[Extracted data entries]

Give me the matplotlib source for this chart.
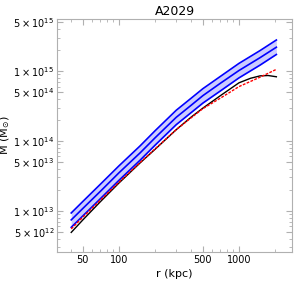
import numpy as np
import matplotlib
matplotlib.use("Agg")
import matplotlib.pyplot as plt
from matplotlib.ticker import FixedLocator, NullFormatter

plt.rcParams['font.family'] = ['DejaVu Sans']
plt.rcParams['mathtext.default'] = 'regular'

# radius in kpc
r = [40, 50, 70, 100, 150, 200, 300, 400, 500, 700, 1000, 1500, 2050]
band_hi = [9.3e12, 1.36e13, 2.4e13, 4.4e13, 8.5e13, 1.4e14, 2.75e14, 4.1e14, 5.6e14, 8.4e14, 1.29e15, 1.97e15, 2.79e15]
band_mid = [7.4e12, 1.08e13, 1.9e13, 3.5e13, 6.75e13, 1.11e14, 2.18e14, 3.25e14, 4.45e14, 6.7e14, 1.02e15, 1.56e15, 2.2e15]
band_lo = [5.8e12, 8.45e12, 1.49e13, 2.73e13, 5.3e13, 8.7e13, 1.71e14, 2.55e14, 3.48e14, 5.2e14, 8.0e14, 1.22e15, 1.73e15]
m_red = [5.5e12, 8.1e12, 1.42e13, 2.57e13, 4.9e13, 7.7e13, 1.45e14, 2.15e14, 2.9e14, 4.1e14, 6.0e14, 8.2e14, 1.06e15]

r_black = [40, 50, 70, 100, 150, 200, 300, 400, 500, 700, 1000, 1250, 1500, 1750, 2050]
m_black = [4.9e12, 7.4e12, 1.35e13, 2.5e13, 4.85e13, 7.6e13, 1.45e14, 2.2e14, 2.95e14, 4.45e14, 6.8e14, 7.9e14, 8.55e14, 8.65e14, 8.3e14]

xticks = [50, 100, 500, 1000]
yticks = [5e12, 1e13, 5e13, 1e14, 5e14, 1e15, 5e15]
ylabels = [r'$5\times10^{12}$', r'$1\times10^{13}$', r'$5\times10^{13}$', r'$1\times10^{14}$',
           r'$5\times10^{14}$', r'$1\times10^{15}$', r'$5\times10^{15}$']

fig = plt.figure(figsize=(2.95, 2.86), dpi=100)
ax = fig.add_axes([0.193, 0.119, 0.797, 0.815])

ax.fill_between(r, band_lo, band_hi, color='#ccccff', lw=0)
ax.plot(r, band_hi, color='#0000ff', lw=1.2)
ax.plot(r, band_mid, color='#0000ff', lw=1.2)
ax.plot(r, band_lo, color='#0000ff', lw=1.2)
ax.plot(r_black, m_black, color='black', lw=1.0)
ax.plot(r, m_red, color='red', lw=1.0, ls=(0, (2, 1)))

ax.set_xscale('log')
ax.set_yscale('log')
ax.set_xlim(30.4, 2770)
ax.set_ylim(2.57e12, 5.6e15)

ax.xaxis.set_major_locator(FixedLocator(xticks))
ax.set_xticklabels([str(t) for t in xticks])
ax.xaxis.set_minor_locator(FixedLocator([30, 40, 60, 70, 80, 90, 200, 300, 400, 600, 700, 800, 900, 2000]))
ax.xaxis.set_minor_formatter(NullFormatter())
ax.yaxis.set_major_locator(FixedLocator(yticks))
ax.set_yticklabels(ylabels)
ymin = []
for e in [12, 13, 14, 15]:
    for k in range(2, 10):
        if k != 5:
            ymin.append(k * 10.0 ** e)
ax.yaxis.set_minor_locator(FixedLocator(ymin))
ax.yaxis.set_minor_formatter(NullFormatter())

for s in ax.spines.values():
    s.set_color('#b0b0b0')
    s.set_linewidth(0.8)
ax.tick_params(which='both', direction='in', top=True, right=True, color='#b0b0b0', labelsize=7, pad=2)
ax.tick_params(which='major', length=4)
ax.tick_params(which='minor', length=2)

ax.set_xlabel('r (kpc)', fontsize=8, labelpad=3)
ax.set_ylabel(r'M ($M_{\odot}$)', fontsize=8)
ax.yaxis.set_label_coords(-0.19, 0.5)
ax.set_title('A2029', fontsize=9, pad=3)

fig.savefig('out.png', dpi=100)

--

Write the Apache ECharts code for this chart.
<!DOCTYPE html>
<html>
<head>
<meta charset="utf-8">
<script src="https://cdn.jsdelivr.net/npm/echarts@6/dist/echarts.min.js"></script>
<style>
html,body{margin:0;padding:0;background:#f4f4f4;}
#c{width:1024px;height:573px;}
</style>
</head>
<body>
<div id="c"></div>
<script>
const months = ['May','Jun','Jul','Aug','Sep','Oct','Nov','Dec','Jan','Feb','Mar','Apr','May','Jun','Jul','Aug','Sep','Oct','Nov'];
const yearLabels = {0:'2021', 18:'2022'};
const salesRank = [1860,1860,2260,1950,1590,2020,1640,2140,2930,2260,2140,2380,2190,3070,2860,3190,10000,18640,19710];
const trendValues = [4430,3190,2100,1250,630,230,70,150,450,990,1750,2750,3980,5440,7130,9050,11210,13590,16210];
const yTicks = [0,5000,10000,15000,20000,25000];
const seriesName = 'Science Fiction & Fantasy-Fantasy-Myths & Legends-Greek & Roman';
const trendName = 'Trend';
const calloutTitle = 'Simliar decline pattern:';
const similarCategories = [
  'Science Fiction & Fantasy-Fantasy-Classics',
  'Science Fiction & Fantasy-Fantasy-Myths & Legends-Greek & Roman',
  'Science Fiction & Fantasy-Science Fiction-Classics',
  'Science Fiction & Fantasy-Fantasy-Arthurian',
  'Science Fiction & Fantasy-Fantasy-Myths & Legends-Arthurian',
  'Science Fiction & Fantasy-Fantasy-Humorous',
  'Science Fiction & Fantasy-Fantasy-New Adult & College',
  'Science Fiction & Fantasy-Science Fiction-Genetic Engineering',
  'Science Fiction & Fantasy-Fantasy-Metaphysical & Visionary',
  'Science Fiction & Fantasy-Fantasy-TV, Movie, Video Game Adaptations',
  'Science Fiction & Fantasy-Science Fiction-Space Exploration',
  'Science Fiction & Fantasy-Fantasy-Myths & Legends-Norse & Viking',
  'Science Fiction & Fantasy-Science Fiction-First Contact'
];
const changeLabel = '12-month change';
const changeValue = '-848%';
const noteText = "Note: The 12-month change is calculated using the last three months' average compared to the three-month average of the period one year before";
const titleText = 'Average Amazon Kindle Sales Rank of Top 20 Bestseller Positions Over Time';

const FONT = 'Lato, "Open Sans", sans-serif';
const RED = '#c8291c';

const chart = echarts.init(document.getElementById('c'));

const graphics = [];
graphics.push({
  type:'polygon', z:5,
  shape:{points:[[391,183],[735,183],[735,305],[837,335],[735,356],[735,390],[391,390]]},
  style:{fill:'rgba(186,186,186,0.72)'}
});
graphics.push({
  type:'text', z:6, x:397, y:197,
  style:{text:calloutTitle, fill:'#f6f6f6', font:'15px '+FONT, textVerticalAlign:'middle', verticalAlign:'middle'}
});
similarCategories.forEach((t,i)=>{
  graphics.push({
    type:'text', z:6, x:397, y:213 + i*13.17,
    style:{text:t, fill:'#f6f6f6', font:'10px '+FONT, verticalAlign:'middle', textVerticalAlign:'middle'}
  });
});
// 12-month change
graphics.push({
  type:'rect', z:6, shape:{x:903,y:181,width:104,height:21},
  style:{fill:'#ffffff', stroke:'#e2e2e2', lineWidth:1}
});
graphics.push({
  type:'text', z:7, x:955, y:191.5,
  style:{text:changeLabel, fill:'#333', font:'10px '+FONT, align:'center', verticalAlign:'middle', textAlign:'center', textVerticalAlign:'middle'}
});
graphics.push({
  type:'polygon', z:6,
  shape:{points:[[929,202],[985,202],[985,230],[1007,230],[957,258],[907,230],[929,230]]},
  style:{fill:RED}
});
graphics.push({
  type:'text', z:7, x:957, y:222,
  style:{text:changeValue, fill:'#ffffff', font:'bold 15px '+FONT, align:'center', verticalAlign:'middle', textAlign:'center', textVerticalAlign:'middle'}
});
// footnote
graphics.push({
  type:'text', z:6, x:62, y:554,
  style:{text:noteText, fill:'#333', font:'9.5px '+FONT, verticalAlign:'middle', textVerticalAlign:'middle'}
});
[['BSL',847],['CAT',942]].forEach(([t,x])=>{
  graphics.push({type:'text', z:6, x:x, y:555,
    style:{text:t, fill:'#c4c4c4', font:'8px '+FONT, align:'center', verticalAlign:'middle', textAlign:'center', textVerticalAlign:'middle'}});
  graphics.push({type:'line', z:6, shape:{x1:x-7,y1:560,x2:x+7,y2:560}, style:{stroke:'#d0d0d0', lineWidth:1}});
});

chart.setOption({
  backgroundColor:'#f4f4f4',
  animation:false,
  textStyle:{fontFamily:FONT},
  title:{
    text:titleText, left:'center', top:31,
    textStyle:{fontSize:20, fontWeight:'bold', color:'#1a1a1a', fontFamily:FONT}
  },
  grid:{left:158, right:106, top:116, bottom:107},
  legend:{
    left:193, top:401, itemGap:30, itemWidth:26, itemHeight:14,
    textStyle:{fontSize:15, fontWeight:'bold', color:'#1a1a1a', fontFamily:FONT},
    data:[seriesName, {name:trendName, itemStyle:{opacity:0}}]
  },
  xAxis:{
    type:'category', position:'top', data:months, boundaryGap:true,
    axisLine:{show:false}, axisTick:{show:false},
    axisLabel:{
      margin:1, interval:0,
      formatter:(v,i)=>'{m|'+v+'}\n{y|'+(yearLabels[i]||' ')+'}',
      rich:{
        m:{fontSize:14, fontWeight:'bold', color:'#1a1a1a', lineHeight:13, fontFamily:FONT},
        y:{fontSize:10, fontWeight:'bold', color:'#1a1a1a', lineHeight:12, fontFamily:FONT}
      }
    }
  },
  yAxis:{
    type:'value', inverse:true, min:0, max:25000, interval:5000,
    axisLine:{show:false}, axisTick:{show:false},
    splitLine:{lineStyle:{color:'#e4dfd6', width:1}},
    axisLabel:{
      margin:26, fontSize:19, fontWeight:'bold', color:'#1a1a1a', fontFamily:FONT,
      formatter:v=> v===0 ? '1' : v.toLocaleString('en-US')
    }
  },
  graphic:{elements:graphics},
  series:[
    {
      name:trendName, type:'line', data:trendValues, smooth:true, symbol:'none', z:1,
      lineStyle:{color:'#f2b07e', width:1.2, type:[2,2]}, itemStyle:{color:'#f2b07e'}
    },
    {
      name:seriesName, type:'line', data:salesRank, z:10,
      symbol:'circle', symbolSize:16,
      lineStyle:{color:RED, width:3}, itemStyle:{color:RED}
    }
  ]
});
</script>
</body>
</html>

* **CHALLENGE**
Starting at the line containing "Give me the matplotlib source for this chart." and ending at the line containing "ax.yaxis.set_minor_formatter(NullFormatter())", copy those lines exactly, both included, and nothing more. Leave out any picture.

* **COMPLETE ANSWER**
Give me the matplotlib source for this chart.
import numpy as np
import matplotlib
matplotlib.use("Agg")
import matplotlib.pyplot as plt
from matplotlib.ticker import FixedLocator, NullFormatter

plt.rcParams['font.family'] = ['DejaVu Sans']
plt.rcParams['mathtext.default'] = 'regular'

# radius in kpc
r = [40, 50, 70, 100, 150, 200, 300, 400, 500, 700, 1000, 1500, 2050]
band_hi = [9.3e12, 1.36e13, 2.4e13, 4.4e13, 8.5e13, 1.4e14, 2.75e14, 4.1e14, 5.6e14, 8.4e14, 1.29e15, 1.97e15, 2.79e15]
band_mid = [7.4e12, 1.08e13, 1.9e13, 3.5e13, 6.75e13, 1.11e14, 2.18e14, 3.25e14, 4.45e14, 6.7e14, 1.02e15, 1.56e15, 2.2e15]
band_lo = [5.8e12, 8.45e12, 1.49e13, 2.73e13, 5.3e13, 8.7e13, 1.71e14, 2.55e14, 3.48e14, 5.2e14, 8.0e14, 1.22e15, 1.73e15]
m_red = [5.5e12, 8.1e12, 1.42e13, 2.57e13, 4.9e13, 7.7e13, 1.45e14, 2.15e14, 2.9e14, 4.1e14, 6.0e14, 8.2e14, 1.06e15]

r_black = [40, 50, 70, 100, 150, 200, 300, 400, 500, 700, 1000, 1250, 1500, 1750, 2050]
m_black = [4.9e12, 7.4e12, 1.35e13, 2.5e13, 4.85e13, 7.6e13, 1.45e14, 2.2e14, 2.95e14, 4.45e14, 6.8e14, 7.9e14, 8.55e14, 8.65e14, 8.3e14]

xticks = [50, 100, 500, 1000]
yticks = [5e12, 1e13, 5e13, 1e14, 5e14, 1e15, 5e15]
ylabels = [r'$5\times10^{12}$', r'$1\times10^{13}$', r'$5\times10^{13}$', r'$1\times10^{14}$',
           r'$5\times10^{14}$', r'$1\times10^{15}$', r'$5\times10^{15}$']

fig = plt.figure(figsize=(2.95, 2.86), dpi=100)
ax = fig.add_axes([0.193, 0.119, 0.797, 0.815])

ax.fill_between(r, band_lo, band_hi, color='#ccccff', lw=0)
ax.plot(r, band_hi, color='#0000ff', lw=1.2)
ax.plot(r, band_mid, color='#0000ff', lw=1.2)
ax.plot(r, band_lo, color='#0000ff', lw=1.2)
ax.plot(r_black, m_black, color='black', lw=1.0)
ax.plot(r, m_red, color='red', lw=1.0, ls=(0, (2, 1)))

ax.set_xscale('log')
ax.set_yscale('log')
ax.set_xlim(30.4, 2770)
ax.set_ylim(2.57e12, 5.6e15)

ax.xaxis.set_major_locator(FixedLocator(xticks))
ax.set_xticklabels([str(t) for t in xticks])
ax.xaxis.set_minor_locator(FixedLocator([30, 40, 60, 70, 80, 90, 200, 300, 400, 600, 700, 800, 900, 2000]))
ax.xaxis.set_minor_formatter(NullFormatter())
ax.yaxis.set_major_locator(FixedLocator(yticks))
ax.set_yticklabels(ylabels)
ymin = []
for e in [12, 13, 14, 15]:
    for k in range(2, 10):
        if k != 5:
            ymin.append(k * 10.0 ** e)
ax.yaxis.set_minor_locator(FixedLocator(ymin))
ax.yaxis.set_minor_formatter(NullFormatter())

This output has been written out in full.